Copy the listing verbatim, excluding any images found in it.

## Begin Recorded data

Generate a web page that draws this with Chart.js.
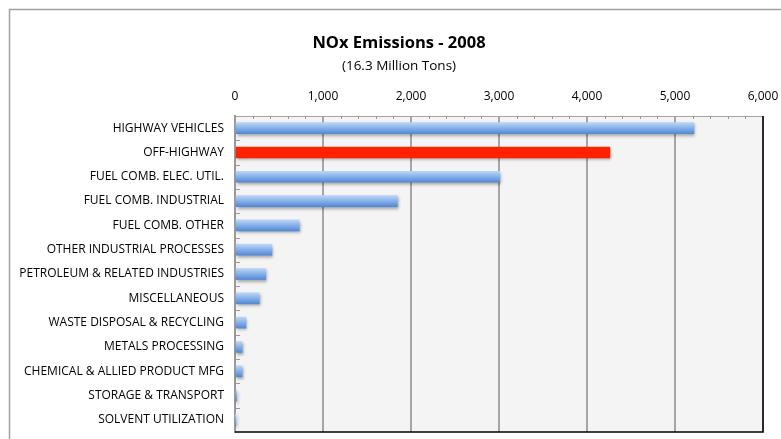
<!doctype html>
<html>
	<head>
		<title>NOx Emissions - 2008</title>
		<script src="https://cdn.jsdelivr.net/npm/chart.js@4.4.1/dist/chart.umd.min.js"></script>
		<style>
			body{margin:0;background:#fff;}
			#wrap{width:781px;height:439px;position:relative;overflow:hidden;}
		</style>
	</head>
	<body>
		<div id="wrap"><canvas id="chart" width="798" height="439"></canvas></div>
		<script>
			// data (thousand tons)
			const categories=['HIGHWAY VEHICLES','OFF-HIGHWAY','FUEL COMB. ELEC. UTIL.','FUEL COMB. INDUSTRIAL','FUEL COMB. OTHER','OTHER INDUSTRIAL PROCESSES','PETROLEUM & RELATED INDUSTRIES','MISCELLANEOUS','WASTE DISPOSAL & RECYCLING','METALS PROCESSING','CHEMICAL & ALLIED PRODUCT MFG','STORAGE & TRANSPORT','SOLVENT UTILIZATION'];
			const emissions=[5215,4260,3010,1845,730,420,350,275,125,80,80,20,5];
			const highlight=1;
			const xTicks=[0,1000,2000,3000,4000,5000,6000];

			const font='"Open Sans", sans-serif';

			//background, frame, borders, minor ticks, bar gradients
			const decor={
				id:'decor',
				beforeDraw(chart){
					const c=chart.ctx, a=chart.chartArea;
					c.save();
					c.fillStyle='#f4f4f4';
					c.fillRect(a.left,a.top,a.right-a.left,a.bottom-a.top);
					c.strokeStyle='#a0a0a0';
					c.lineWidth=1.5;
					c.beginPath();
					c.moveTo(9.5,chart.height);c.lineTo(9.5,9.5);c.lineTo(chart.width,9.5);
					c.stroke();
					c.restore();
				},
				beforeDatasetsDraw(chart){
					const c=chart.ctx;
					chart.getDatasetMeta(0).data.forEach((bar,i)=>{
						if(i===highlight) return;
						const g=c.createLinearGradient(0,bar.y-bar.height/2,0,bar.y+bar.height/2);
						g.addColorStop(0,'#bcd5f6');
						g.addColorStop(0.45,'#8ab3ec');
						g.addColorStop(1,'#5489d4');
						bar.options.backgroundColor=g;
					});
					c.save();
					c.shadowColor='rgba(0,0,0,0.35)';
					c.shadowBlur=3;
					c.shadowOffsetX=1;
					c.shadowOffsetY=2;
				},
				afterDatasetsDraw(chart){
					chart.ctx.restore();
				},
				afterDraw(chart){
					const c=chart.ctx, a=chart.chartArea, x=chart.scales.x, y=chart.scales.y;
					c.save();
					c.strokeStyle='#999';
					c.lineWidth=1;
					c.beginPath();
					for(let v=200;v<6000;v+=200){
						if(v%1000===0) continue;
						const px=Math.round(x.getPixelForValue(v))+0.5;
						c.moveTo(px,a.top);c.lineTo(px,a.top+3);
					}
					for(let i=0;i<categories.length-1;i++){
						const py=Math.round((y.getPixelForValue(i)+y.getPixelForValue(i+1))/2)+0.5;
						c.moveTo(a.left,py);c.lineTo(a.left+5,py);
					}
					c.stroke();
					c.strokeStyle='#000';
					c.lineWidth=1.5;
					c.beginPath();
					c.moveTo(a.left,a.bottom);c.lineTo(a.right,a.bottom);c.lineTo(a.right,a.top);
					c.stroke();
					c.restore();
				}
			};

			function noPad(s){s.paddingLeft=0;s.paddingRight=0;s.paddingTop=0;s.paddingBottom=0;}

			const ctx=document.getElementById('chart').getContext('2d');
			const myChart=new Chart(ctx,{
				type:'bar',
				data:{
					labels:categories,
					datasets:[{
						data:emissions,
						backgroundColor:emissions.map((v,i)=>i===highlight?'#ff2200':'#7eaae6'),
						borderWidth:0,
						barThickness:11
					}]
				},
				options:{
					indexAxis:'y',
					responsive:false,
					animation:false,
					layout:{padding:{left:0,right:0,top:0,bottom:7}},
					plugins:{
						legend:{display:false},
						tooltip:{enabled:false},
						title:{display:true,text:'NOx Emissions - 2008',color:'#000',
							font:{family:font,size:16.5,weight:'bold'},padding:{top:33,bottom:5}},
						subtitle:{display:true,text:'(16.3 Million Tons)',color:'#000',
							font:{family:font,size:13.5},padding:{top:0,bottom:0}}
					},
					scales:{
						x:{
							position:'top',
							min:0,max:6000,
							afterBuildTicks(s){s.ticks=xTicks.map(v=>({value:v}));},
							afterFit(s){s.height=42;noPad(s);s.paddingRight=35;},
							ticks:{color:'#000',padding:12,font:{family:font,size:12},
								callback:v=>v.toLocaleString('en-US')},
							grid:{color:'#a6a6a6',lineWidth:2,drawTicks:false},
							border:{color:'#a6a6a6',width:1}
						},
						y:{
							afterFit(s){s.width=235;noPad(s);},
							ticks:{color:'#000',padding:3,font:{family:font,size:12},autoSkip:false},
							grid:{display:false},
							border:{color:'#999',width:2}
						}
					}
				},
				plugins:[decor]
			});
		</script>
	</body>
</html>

## End Recorded data

▶ **Task response**:
Generate a web page that draws this with Chart.js.
<!doctype html>
<html>
	<head>
		<title>NOx Emissions - 2008</title>
		<script src="https://cdn.jsdelivr.net/npm/chart.js@4.4.1/dist/chart.umd.min.js"></script>
		<style>
			body{margin:0;background:#fff;}
			#wrap{width:781px;height:439px;position:relative;overflow:hidden;}
		</style>
	</head>
	<body>
		<div id="wrap"><canvas id="chart" width="798" height="439"></canvas></div>
		<script>
			// data (thousand tons)
			const categories=['HIGHWAY VEHICLES','OFF-HIGHWAY','FUEL COMB. ELEC. UTIL.','FUEL COMB. INDUSTRIAL','FUEL COMB. OTHER','OTHER INDUSTRIAL PROCESSES','PETROLEUM & RELATED INDUSTRIES','MISCELLANEOUS','WASTE DISPOSAL & RECYCLING','METALS PROCESSING','CHEMICAL & ALLIED PRODUCT MFG','STORAGE & TRANSPORT','SOLVENT UTILIZATION'];
			const emissions=[5215,4260,3010,1845,730,420,350,275,125,80,80,20,5];
			const highlight=1;
			const xTicks=[0,1000,2000,3000,4000,5000,6000];

			const font='"Open Sans", sans-serif';

			//background, frame, borders, minor ticks, bar gradients
			const decor={
				id:'decor',
				beforeDraw(chart){
					const c=chart.ctx, a=chart.chartArea;
					c.save();
					c.fillStyle='#f4f4f4';
					c.fillRect(a.left,a.top,a.right-a.left,a.bottom-a.top);
					c.strokeStyle='#a0a0a0';
					c.lineWidth=1.5;
					c.beginPath();
					c.moveTo(9.5,chart.height);c.lineTo(9.5,9.5);c.lineTo(chart.width,9.5);
					c.stroke();
					c.restore();
				},
				beforeDatasetsDraw(chart){
					const c=chart.ctx;
					chart.getDatasetMeta(0).data.forEach((bar,i)=>{
						if(i===highlight) return;
						const g=c.createLinearGradient(0,bar.y-bar.height/2,0,bar.y+bar.height/2);
						g.addColorStop(0,'#bcd5f6');
						g.addColorStop(0.45,'#8ab3ec');
						g.addColorStop(1,'#5489d4');
						bar.options.backgroundColor=g;
					});
					c.save();
					c.shadowColor='rgba(0,0,0,0.35)';
					c.shadowBlur=3;
					c.shadowOffsetX=1;
					c.shadowOffsetY=2;
				},
				afterDatasetsDraw(chart){
					chart.ctx.restore();
				},
				afterDraw(chart){
					const c=chart.ctx, a=chart.chartArea, x=chart.scales.x, y=chart.scales.y;
					c.save();
					c.strokeStyle='#999';
					c.lineWidth=1;
					c.beginPath();
					for(let v=200;v<6000;v+=200){
						if(v%1000===0) continue;
						const px=Math.round(x.getPixelForValue(v))+0.5;
						c.moveTo(px,a.top);c.lineTo(px,a.top+3);
					}
					for(let i=0;i<categories.length-1;i++){
						const py=Math.round((y.getPixelForValue(i)+y.getPixelForValue(i+1))/2)+0.5;
						c.moveTo(a.left,py);c.lineTo(a.left+5,py);
					}
					c.stroke();
					c.strokeStyle='#000';
					c.lineWidth=1.5;
					c.beginPath();
					c.moveTo(a.left,a.bottom);c.lineTo(a.right,a.bottom);c.lineTo(a.right,a.top);
					c.stroke();
					c.restore();
				}
			};

			function noPad(s){s.paddingLeft=0;s.paddingRight=0;s.paddingTop=0;s.paddingBottom=0;}

			const ctx=document.getElementById('chart').getContext('2d');
			const myChart=new Chart(ctx,{
				type:'bar',
				data:{
					labels:categories,
					datasets:[{
						data:emissions,
						backgroundColor:emissions.map((v,i)=>i===highlight?'#ff2200':'#7eaae6'),
						borderWidth:0,
						barThickness:11
					}]
				},
				options:{
					indexAxis:'y',
					responsive:false,
					animation:false,
					layout:{padding:{left:0,right:0,top:0,bottom:7}},
					plugins:{
						legend:{display:false},
						tooltip:{enabled:false},
						title:{display:true,text:'NOx Emissions - 2008',color:'#000',
							font:{family:font,size:16.5,weight:'bold'},padding:{top:33,bottom:5}},
						subtitle:{display:true,text:'(16.3 Million Tons)',color:'#000',
							font:{family:font,size:13.5},padding:{top:0,bottom:0}}
					},
					scales:{
						x:{
							position:'top',
							min:0,max:6000,
							afterBuildTicks(s){s.ticks=xTicks.map(v=>({value:v}));},
							afterFit(s){s.height=42;noPad(s);s.paddingRight=35;},
							ticks:{color:'#000',padding:12,font:{family:font,size:12},
								callback:v=>v.toLocaleString('en-US')},
							grid:{color:'#a6a6a6',lineWidth:2,drawTicks:false},
							border:{color:'#a6a6a6',width:1}
						},
						y:{
							afterFit(s){s.width=235;noPad(s);},
							ticks:{color:'#000',padding:3,font:{family:font,size:12},autoSkip:false},
							grid:{display:false},
							border:{color:'#999',width:2}
						}
					}
				},
				plugins:[decor]
			});
		</script>
	</body>
</html>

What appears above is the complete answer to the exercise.